US President Donald Trump tweeted about the teenaged, Swedish activist after she spoke to the UN General Assembly Climate Summit, but didn’t share Obama’s sentiments and was at his vulgar best commenting on Thunberg. “What an actress! I should be in school. She’s getting the best education socialism can steal,” bellowed Trump of the climate crusader who motivated millions of students including students in Cranbrook, Kimberley and Fernie to go on a one-day climate strike to force politicians and industrial leaders to take real action on climate change.
As UN delegates slunk in their desks, glum Greta passionately scolded them. “This is all wrong.
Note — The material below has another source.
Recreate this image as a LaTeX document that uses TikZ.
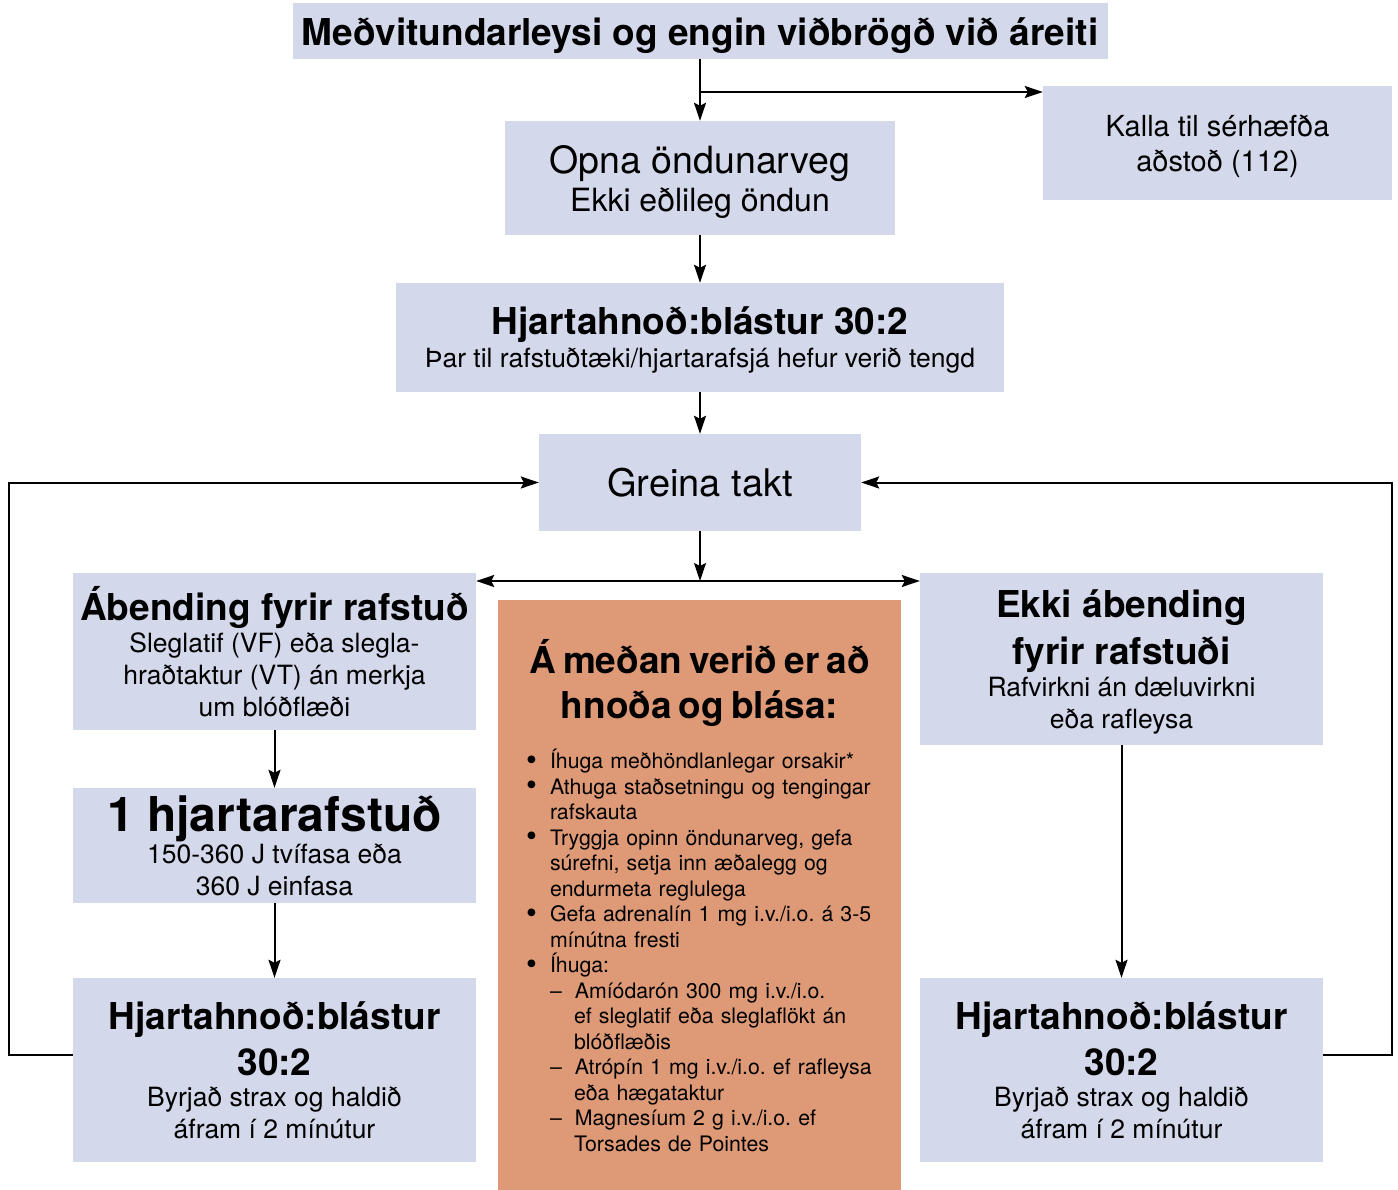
\documentclass[tikz,border=0pt]{standalone}
\usepackage{fontspec}
\setmainfont{TeX Gyre Heros}
\frenchspacing
\usetikzlibrary{arrows.meta, positioning, calc}
\definecolor{boxc}{HTML}{D3D8EA}
\definecolor{notec}{HTML}{DE9A77}

\newcommand{\headtxt}{\fontsize{37}{45}\selectfont\bfseries}
\newcommand{\subtxt}{\fontsize{26.5}{32}\selectfont}
\newcommand{\dotlabel}{\smash{\raisebox{-1.5pt}{\scalebox{1.45}{\textbullet}}}}
\newenvironment{tasklist}[2]{\begin{list}{#1}{%
    \setlength{\leftmargin}{#2}\setlength{\labelsep}{13pt}%
    \setlength{\labelwidth}{\dimexpr#2-13pt\relax}%
    \setlength{\itemsep}{0pt}\setlength{\parsep}{0pt}%
    \setlength{\topsep}{0pt}\setlength{\partopsep}{0pt}}}{\end{list}}

\begin{document}
\begin{tikzpicture}[x=1pt, y=-1pt,
    every node/.style={font=\subtxt},
    box/.style={rectangle, fill=boxc, inner sep=0pt, align=center},
    side/.style={box, minimum width=403pt},
    arr/.style={-{Stealth[length=18pt, width=12pt, inset=3pt]}, line width=2pt},
    both/.style={{Stealth[length=18pt, width=12pt, inset=3pt]}-{Stealth[length=18pt, width=12pt, inset=3pt]}, line width=2pt},
]
\useasboundingbox (0,0) rectangle (1398,1190);

% ---------------------------------------------------------------- top chain
\node[box, minimum width=815pt, minimum height=56pt, text height=30pt, text depth=0pt, font=\headtxt] (loss) at (700,31)
    {Meðvitundarleysi og engin viðbrögð við áreiti};
\node[box, minimum width=390pt, minimum height=114pt, text depth=0pt, font=\fontsize{37.5}{38}\selectfont] (airway) at (700,178)
    {Opna öndunarveg\\{\fontsize{32}{38}\selectfont Ekki eðlileg öndun}};
\node[box, minimum width=349pt, minimum height=114pt, text depth=0pt, font=\fontsize{29}{35}\selectfont] (help) at (1217.5,143)
    {Kalla til sérhæfða\\aðstoð (112)};
\node[box, minimum width=608pt, minimum height=109pt, text depth=0pt] (cpr) at (700,337.5)
    {{\headtxt Hjartahnoð:blástur 30:2}\\[1pt]Þar til rafstuðtæki/hjartarafsjá hefur verið tengd};
\node[box, minimum width=322pt, minimum height=97pt, font=\fontsize{38}{40}\selectfont] (rhythm) at (700,482.5)
    {Greina takt};

\coordinate (split) at (700,92);
\coordinate (fork) at (700,581);

% ---------------------------------------------------------------- left
\node[side, minimum height=157pt] (shock) at (274.5,651.5)
    {{\headtxt Ábending fyrir rafstuð}\\Sleglatif (VF) eða slegla-\\hraðtaktur (VT) án merkja\\um blóðflæði};
\node[side, minimum height=115pt] (jolt) at (274.5,845.5)
    {{\fontsize{48}{50}\selectfont\bfseries 1 hjartarafstuð}\\150-360 J tvífasa eða\\360 J einfasa};
\node[side, minimum height=184pt] (cprL) at (274.5,1070)
    {{\headtxt Hjartahnoð:blástur}\\[10pt]{\headtxt 30:2}\\[-1pt]Byrjað strax og haldið\\áfram í 2 mínútur};

% ---------------------------------------------------------------- right
\node[side, minimum height=172pt, text depth=0pt] (noshock) at (1121.5,659)
    {{\headtxt Ekki ábending}\\[10pt]{\headtxt fyrir rafstuði}\\Rafvirkni án dæluvirkni\\eða rafleysa};
\node[side, minimum height=184pt] (cprR) at (1121.5,1070)
    {{\headtxt Hjartahnoð:blástur}\\[10pt]{\headtxt 30:2}\\[-1pt]Byrjað strax og haldið\\áfram í 2 mínútur};

% ---------------------------------------------------------------- middle
\node[rectangle, fill=notec, inner sep=0pt, text width=403pt, minimum height=590pt, anchor=north,
      align=left, font=\fontsize{21.3}{25.5}\selectfont] (during) at (699.5,600)
    {{\centering\headtxt Á meðan verið er að\\hnoða og blása:\par}\vspace{22pt}%
     \begin{tasklist}{\dotlabel}{52pt}
     \item Íhuga meðhöndlanlegar orsakir*
     \item Athuga staðsetningu og tengingar\\rafskauta
     \item Tryggja opinn öndunarveg, gefa\\súrefni, setja inn æðalegg og\\endurmeta reglulega
     \item Gefa adrenalín 1 mg i.v./i.o. á 3-5\\mínútna fresti
     \item Íhuga:
       \begin{tasklist}{\textendash}{24pt}
       \item Amíódarón 300 mg i.v./i.o.\\ef sleglatif eða sleglaflökt án\\blóðflæðis
       \item Atrópín 1 mg i.v./i.o. ef rafleysa\\eða hægataktur
       \item Magnesíum 2 g i.v./i.o. ef\\Torsades de Pointes
       \end{tasklist}
     \end{tasklist}};

% ---------------------------------------------------------------- connectors
\draw[arr] (loss) -- (airway);
\draw[arr] (split) -- (split -| help.west);
\draw[arr] (airway) -- (cpr);
\draw[arr] (cpr) -- (rhythm);
\draw[arr] (rhythm) -- (fork);
\draw[both] (fork -| shock.east) -- (fork -| noshock.west);
\draw[arr] (shock) -- (jolt);
\draw[arr] (jolt) -- (cprL);
\draw[arr] (noshock) -- (cprR);
\draw[arr] ([yshift=15pt]cprL.west) -- ++(-64,0) |- (rhythm.west);
\draw[arr] ([yshift=15pt]cprR.east) -- ++(69,0) |- (rhythm.east);

\end{tikzpicture}
\end{document}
I shouldn’t be up here. I should be back in school. You have stolen my dreams and my childhood with your empty words… People are dying. Entire ecosystems are collapsing. We are in the beginning of a mass extinction and all you can talk about is money and fairy tales of economic growth. How dare you?”
Phew! Have you heard eloquence like that from Justin Trudeau or Andrew Scheer in this wretched election? Of course, you haven’t. They’re too busy being “on message” – a message that has precious little to do with the perilous state of Mother Earth. But you don’t have to be in New York to realize this. One look at the logging clear-cuts denuding our valley from Cranbrook to Golden makes it obvious that we’ve cut too many trees and dozens of mills are closing because of our greed.
Yes, we do need resource industries like logging, mining, farming and the like. But do we have to exploit these resources at such an unsustainable rate? Can we not manage these resources in such a way that they will still be around for our children and grandchildren? Can’t we think beyond the next election cycle?
That’s why in this election I’ll be voting for Mother Earth. Without a healthy planet, none of the other issues really matter. If a mere child has to lead us, then so be it!
– Gerry Warner is a retired journalist, who wonders if voting makes things better or worse.